Seit Jahren beklagen verschiedenste Menschenrechtsgruppen, indigene Nasa und Siona, Kleinbäuerinnen und Kleinbauern die prekäre Situation der Bevölkerung von Putumayo. Durch wirtschaftliche Interessen wie Ölförderung, Kokaanbau und -transport, Holzgewinnung und das damit verbundene Auftreten bewaffneter Gruppen sind die Gemeinden des Amazonasgebiets mit der Spaltung ihrer Organisationsprozesse, Vertreibung, Landkonflikten, Gewalt gegen sie und ihre Anführer:innen und Umweltschäden in ihren Gebieten konfrontiert. Gleichzeitig verschlechtert sich die soziale und wirtschaftliche Lage Hunderter von Familien kontinuierlich.

Am Friedhof während der Bestattung von Phanor

Kolumbien wird von Global Witness als das gefährlichste Land für Umweltschützer:innen weltweit eingestuft, 2022 wurden mindestens 6o getötet. Phanor war einer von ihnen. Er hat sich, gemeinsam mit seiner Indigenen Nasa Gemeinde Kes´x Kiwe (Unser Land), wie so viele Indigenengemeinden zum Ziel gesetzt, Unser Land für die Menschheit zu schützen und sich gegen seine Zerstörung einzusetzen.
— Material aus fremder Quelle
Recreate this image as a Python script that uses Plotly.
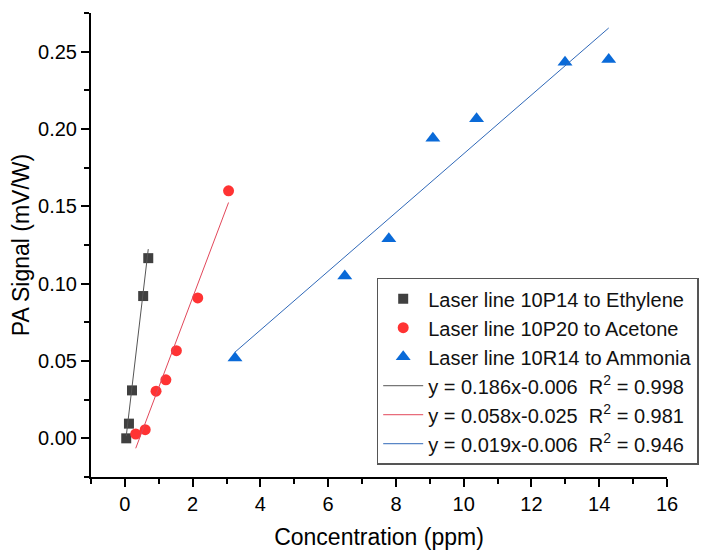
import plotly.graph_objects as go

# Data
eth_x = [0.04, 0.12, 0.21, 0.54, 0.69]
eth_y = [0.000, 0.0095, 0.031, 0.092, 0.1165]

ace_x = [0.32, 0.60, 0.92, 1.21, 1.52, 2.15, 3.06]
ace_y = [0.0028, 0.0056, 0.0305, 0.0378, 0.0567, 0.0908, 0.160]

amm_x = [3.25, 6.49, 7.79, 9.09, 10.38, 12.99, 14.28]
amm_y = [0.052, 0.105, 0.129, 0.194, 0.2066, 0.2432, 0.245]

# Linear fit coefficients as shown in the legend
slopes = [0.186, 0.058, 0.019]
intercepts = [-0.006, -0.025, -0.006]
r2 = [0.998, 0.981, 0.946]

names = ["Laser line 10P14 to Ethylene", "Laser line 10P20 to Acetone", "Laser line 10R14 to Ammonia"]
marker_colors = ["#404040", "#ff3333", "#0a6ad8"]
line_colors = ["#555555", "#e2475a", "#2f68b8"]
symbols = ["square", "circle", "triangle-up"]
sizes = [10, 11, 13]

xs = [eth_x, ace_x, amm_x]
ys = [eth_y, ace_y, amm_y]

FONT = "Liberation Sans, Arial, sans-serif"
fig = go.Figure()

for i in range(3):
    fig.add_trace(go.Scatter(
        x=xs[i], y=ys[i], mode="markers", name=names[i],
        marker=dict(symbol=symbols[i], size=sizes[i], color=marker_colors[i]),
    ))

for i in range(3):
    x0, x1 = min(xs[i]), max(xs[i])
    lx = [x0, x1]
    ly = [slopes[i] * v + intercepts[i] for v in lx]
    label = f"y = {slopes[i]:.3f}x{intercepts[i]:.3f}\u00a0\u00a0R<sup>2</sup> = {r2[i]:.3f}"
    fig.add_trace(go.Scatter(
        x=lx, y=ly, mode="lines", name=label,
        line=dict(color=line_colors[i], width=1),
    ))

fig.update_layout(
    width=725, height=557,
    margin=dict(l=83, r=66, t=5, b=88),
    paper_bgcolor="white", plot_bgcolor="white",
    font=dict(family=FONT, color="black", size=20),
    legend=dict(
        x=0.496, y=0.4295, xanchor="left", yanchor="top",
        bordercolor="#555555", borderwidth=1.5, bgcolor="white",
        font=dict(size=20, family=FONT, color="#111111"), itemwidth=40,
        tracegroupgap=0,
    ),
    showlegend=True,
)

fig.update_xaxes(
    range=[-1, 16], dtick=2, tick0=0, automargin=False,
    showline=True, linecolor="black", linewidth=2,
    ticks="outside", ticklen=8, tickwidth=2, tickcolor="black",
    minor=dict(ticks="outside", dtick=1, ticklen=5, tickwidth=2, tickcolor="black"),
    showgrid=False, zeroline=False,
    title=dict(text="Concentration (ppm)", font=dict(size=23)),
    tickfont=dict(size=20),
)
fig.update_yaxes(
    range=[-0.025, 0.275], dtick=0.05, tick0=0, tickformat=".2f", automargin=False,
    showline=True, linecolor="black", linewidth=2,
    ticks="outside", ticklen=8, tickwidth=2, tickcolor="black",
    minor=dict(ticks="outside", dtick=0.025, ticklen=5, tickwidth=2, tickcolor="black"),
    showgrid=False, zeroline=False,
    title=dict(text="PA Signal (mV/W)", font=dict(size=23)),
    tickfont=dict(size=20),
)

fig.write_html("out.html")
Phanor mit einer indigenen Wache der Embera Eyábida

Während der Aussaat (Bestattung) wird erzählt, dass er auch am Tag seines Todes mit  seinem Befehlsstab und der Jacke der indigene Wache seiner Gemeinde, Kes’x Kiwe (Unser Land), ausgestattet war. So kannte man Phanor in Putumayo, in der Pazifikregion, in Antioquia, in Bogotá, wo auch immer er sich für Menschen-, Land- und Umweltrechte einsetzte. Er war ein Ausbildner, Ratgeber, ja Aushängeschild für viele indigene Wachen, einem gemeinschaftlichen Schutzkonzept für und von Menschen, das auf Respekt und einem Guten Leben für Alle basiert. Hunderte von Trauernden, die trotz der prekären Sicherheitslage zur „Aussaat“ kamen,  machen klar, dass sie alles tun werden, damit die Saat aufgeht, dass sie sein Erbe annehmen und sich für ihre Rechte, für ihr Land, für unser aller Umwelt einsetzen werden, was auch immer es koste.

Friedensfachkraft vom österreichischen Versöhnungsbund bei einem Reinigungsritual mit Phanor

Wir haben Phanor als Vorbild und Lehrmeister vor allem für indigene Wachen der Embera Eyábida in Blanquita-Murrí, Frontino, kennengelernt. Die Embera Eyábida von Blanquita-Murrí leben hauptsächlich einem weitfläufigen Waldgebiet, das massiv von Gold- und Kupferabbau bedroht ist.  Die Embera Eyábida von Blanquita-Murrí sind im interethnischen Rundtisches des Friedens von Blanquita-Murrí, den wir seit 2019 begleiten, vertreten. Mit Phanor und anderen Begleitorganisationen arbeiteten sie an der Idee einer interetnischen Wache.

Wird der Samen aufgehen? Wir hoffen mit unserem Begleitprojekt in Kolumbien  ein bisschen dazu beitragen zu können.